The dance floor is comparatively calm, though within minutes a man knocks a beer all over me. He does not apologize. There is, evidently, a pickup scene. ("You look like a troublemaker," a man tells my friend, attempting to navigate that fine line between flirtation and defamation.) But mostly it's women dancing with their friends in attire ranging from slinky cocktail dresses to sweatpants — plus a scattering of guys in man buns and backward baseball hats, and one man in sunglasses and a fedora  I can only assume is an off-duty bar mitzvah DJ.

To Brownell, that's the point. "A lot of nightclubs you have to dress up,  act a certain way, there's bottle service. That's not what we're doing here. This is a place to be silly and let loose. There's no dress code. There's no pretense."

Concourse Dance Bar

1635 Market St.; 267-534-4128; concoursedancebar.com

When to go: To avoid a line, arrive before 10:30 p.m., or go on Sunday, when there's no cover. It's open 5 p.m.-2 a.m. Friday (with happy hour 5-7 p.m.); and 9 p.m.-2 a.m. Saturday-Sunday. There's a $5 cover starting at 9 p.m. Friday and Saturday.

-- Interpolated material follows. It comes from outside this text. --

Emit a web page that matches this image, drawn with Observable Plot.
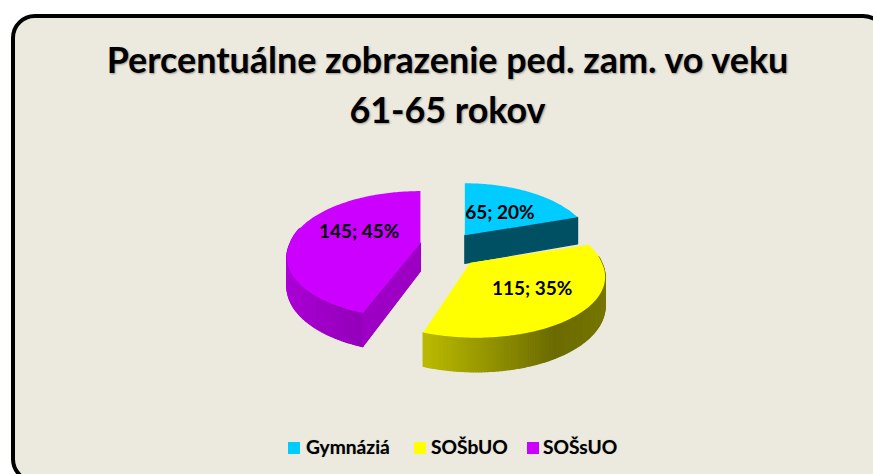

Order: Local beers on tap include Evil Genius New Phone, Who Dis? ($7), Yards Philly Pale Ale ($6), and Victory Helles Lager ($6).

Bring: Your bachelorette party. Your five-year high school reunion. Your friends who are regressing.

Bathroom situation: There can be a slight stench of vomit and, on my visit, a line long enough to provide a bonding experience between two young women who slurringly discovered they had a lot in common: They were, it turned out, both 22! Inside, a chant of "E-A-G-L-E-S Eagles!" began in the men's room, with much pounding on the walls, and quickly spilled over into the ladies'.

Sounds like: A soundtrack that felt ripped from my 1999 high school prom — think old-school hip-hop and '90s novelty dance hits — at a booming 107-decibel volume that left my ears ringing even after I'd surfaced.